On this note: I asked one farmer I met, as she showed me around her newly purchased land in the California Delta, how she would ready it for planting: the acres stretched out to the horizon, had been neglected for years and were mired in weeds. She looked at me squarely, pensively, and after a moment, said: “I’ve gardened with boyfriends before. This ship here sinks….well, then, I only want my fingerprints on it.”
Our visit occurred early on in my travels, in January 2015, and at that time two films were premiering nearly back-to-back — “Wild” and “Fifty Shades of Gray” — with each presenting polar opposites of the feminine: the emancipated and the submissive. The women I was meeting, by contrast, fit neither genre precisely, nor were most of them particularly eager to debate women’s rights. They don’t have time. They have work to do.
Michelle Lieberman and her husband operate One Acre Farm, the only independent community-supported agriculture hub in Morgan Hill, California. (Photo: elizabethzach.com)
And I do, too.
The fellowship requires that I produce journalistic work based on my findings. A story based on my year’s worth of research appeared in January 2016 in The Washington Post and can be read here. My story on the nuns at the Abbey of St. Walburga was published in October 2015 in High Country News and syndicated in The Colorado Independent. Both The Daily Yonder and Catholic Rural Life have featured my fellowship work in their publications.

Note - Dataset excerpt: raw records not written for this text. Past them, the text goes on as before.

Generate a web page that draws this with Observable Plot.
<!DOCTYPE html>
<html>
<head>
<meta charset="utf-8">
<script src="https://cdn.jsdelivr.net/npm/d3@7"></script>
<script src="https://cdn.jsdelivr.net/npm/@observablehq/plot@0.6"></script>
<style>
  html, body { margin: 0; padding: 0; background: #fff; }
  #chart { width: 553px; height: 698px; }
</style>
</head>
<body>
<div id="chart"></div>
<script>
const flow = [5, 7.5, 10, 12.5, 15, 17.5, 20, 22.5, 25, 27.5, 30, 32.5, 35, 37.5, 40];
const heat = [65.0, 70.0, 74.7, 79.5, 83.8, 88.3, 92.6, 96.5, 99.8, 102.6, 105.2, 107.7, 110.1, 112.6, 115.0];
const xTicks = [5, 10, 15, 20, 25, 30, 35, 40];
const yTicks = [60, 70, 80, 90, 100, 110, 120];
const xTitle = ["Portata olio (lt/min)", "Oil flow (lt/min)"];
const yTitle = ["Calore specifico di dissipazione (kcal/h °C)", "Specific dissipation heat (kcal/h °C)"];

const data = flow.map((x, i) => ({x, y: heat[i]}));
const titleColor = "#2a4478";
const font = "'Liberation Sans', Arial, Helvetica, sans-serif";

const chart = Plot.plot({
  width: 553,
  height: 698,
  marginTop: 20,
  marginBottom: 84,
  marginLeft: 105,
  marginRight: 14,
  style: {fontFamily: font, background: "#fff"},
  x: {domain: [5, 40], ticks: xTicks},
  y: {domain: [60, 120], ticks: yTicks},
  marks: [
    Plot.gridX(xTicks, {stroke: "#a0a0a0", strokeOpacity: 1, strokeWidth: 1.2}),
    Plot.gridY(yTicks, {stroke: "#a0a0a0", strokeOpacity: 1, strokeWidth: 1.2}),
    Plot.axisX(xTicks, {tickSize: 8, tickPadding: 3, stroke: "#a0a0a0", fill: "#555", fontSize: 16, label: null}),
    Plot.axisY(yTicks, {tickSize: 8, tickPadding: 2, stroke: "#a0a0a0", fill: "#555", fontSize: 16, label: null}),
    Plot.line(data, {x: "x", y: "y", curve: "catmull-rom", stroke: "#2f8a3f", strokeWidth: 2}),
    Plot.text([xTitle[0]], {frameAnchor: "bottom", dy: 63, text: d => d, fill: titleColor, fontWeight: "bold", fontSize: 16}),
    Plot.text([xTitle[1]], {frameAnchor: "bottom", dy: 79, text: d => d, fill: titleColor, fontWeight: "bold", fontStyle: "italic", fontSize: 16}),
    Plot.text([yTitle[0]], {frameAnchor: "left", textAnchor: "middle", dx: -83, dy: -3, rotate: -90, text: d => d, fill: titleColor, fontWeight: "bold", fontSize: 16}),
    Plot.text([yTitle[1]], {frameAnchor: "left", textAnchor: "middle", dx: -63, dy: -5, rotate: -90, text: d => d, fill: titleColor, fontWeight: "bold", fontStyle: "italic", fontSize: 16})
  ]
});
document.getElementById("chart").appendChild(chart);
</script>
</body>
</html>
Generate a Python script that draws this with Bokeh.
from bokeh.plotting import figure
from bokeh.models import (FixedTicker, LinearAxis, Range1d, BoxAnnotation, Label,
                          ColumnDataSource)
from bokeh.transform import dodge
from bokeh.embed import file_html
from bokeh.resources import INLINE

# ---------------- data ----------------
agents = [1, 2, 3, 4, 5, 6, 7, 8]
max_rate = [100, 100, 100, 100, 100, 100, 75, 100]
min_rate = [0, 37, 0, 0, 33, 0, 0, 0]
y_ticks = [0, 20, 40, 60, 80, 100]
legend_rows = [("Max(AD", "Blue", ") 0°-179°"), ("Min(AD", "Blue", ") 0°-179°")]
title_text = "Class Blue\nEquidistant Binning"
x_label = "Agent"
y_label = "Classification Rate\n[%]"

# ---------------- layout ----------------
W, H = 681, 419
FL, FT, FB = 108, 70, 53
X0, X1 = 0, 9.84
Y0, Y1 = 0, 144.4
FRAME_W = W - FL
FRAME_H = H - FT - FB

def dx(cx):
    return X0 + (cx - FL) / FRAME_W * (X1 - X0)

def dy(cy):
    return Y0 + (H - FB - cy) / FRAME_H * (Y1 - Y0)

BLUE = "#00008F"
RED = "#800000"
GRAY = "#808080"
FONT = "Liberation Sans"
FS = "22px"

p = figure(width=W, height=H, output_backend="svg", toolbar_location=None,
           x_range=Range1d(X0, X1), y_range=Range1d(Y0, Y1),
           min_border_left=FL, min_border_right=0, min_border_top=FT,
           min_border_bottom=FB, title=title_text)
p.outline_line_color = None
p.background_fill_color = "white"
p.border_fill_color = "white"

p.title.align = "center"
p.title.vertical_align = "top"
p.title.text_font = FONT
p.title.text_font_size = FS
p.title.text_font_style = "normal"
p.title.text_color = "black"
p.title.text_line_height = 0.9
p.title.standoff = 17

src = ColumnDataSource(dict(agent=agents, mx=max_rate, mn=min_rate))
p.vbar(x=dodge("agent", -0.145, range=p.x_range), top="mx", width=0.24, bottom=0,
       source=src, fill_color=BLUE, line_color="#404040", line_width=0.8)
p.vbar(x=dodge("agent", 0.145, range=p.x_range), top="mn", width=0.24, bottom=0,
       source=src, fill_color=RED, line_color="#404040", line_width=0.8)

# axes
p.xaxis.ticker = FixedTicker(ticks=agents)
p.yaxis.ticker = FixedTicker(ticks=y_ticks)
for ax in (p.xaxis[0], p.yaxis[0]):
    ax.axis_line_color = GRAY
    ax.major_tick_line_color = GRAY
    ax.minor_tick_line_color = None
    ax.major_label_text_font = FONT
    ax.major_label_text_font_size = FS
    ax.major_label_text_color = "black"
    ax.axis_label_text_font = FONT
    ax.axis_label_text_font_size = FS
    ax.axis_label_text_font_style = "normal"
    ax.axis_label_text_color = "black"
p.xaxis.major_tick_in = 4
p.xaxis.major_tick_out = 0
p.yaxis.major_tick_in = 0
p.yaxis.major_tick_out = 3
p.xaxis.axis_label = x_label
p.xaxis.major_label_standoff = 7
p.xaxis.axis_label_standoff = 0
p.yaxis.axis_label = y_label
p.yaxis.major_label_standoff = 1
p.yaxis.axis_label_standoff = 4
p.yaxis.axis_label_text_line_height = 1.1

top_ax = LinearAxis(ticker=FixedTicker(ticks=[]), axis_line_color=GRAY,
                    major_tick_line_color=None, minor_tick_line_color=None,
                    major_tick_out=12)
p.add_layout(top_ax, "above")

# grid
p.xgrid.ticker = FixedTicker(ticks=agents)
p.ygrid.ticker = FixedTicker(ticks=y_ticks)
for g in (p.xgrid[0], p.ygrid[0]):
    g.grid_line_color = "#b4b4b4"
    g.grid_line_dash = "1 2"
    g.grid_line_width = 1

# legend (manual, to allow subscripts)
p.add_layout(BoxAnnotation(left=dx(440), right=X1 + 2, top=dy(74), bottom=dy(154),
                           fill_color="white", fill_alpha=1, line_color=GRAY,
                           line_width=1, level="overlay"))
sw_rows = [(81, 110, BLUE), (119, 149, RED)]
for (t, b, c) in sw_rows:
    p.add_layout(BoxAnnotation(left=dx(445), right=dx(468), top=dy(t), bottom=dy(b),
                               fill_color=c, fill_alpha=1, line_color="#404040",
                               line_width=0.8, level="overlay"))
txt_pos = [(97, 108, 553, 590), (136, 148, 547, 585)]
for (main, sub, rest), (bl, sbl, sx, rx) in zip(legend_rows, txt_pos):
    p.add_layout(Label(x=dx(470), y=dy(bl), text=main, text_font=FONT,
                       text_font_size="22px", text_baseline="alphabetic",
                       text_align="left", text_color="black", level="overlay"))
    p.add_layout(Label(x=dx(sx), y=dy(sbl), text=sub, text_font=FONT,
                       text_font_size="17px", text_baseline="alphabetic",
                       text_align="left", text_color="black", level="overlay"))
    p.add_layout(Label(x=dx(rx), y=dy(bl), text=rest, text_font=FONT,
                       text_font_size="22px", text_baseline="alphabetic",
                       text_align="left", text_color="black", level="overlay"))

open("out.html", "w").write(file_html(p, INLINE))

Another story, broader in reach and focusing on food and where it comes from, is in the works for a separate international publication. RCAC has also published an overview of the work, reflecting a year of reporting — you can read that here. Meanwhile, I continue to meet with women throughout the West, as interest in the project grows, as do their numbers, and as they quietly farm and ranch the region’s wild lands.